Характер настоящего исследования не предполагал включение в свою сферу всего существующего в науке массива «всадниковедения» со многими оттенками подходов к тем или иным сторонам произведения и диалектикой их формирования на разных этапах изучения поэмы. В то же время, рассмотрению подверглись наиболее распространённые парадигмы научного восприятия «петербургской повести» и было реализовано стремление ещё раз обратиться

к принципам её организации и формам поэтики, мифопоэтическому потенциалу, историософской концепции и литературной функции в существенно обновлённом ракурсе, для которого она продолжает давать все основания. В работе последовательно применялся принцип целостности по отношению к художественным явлениям разного уровня и был значительно расширен диапазон изучения пушкинской поэмы путём выхода за пределы исторического времени её создания и распространения анализа на определяемые ей литературные процессы ХХ века.

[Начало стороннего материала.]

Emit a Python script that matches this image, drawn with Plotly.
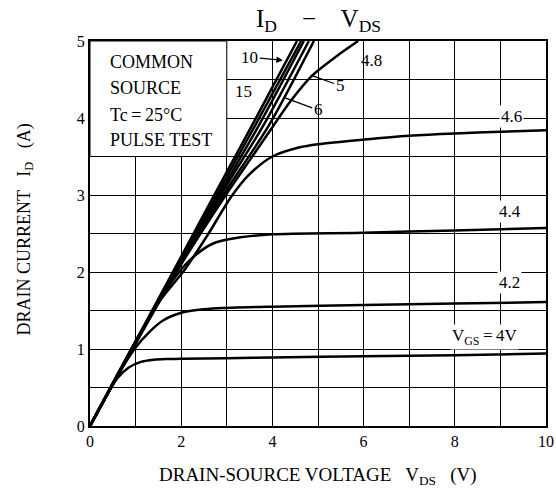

В ходе исследования нашли убедительное подтверждение и дальнейшее развитие продуктивные научные идеи о мифологической природе «Медного всадника», а также целый ряд представлений о других его особенностях, которые оказались конструктивными и адекватными пушкинскому творению.

Весь процесс анализа постоянно сопровождался фиксацией текущих наблюдений и обобщений. Однако представляется необходимым сложить их в общую картину особых свойств и особого статуса этого творения великого

художника-мыслителя, дающую представление о реальном масштабе его

концептуально-поэтической инвариантности в русской литературе 1917–1930-х

годов.

Присущее «петербургской повести» свойство всеохватности за счёт



органичного взаимодействия в её поэтической структуре космогонического и эсхатологического мифов соотносимо с Библией – самым близким для нашей культуры священным текстом, вбирающим в себя полноту мировой мистерии. Несомненно, что в основу пушкинской поэмы лёг, прежде всего, Библейский принцип мировидения. Он проявился многопланово и позволил поэту создать повествование, в котором им осмыслялся созидательно-разрушительный код петровской цивилизации, лежащие в её основе властная гордыня, насилие над стихийным началом бытия, господство ложного кумира, вертикальный вавилонский вектор города Петра, а также изображалась неизбежность губительного потопа, объяснялось прошлым настоящее и происходило провидение будущих угроз для России. Заметим, что сам мифологический сюжет – это способ интенсификации и демонстрации архетипических смыслов для их восприятия, что в полной мере оказалось присуще и «Медному всаднику». В ходе анализа уровня исторических реалий в произведении открывается мощная архетипическая основа его сюжета, дающая возможность видеть изображаемую конкретику в свете вневременных категорий.

Системное изучение форм поэтики «Медного всадника», стремление определить в них явные и скрытые пути образного развития авторской логики способствовало выстраиванию исследовательской версии художественной концепции пушкинского произведения, включающей в себя как обновлённые, так и принципиально новые подходы к её пониманию. Это явилось необходимым условием для исследования инвариантного потенциала поэмы.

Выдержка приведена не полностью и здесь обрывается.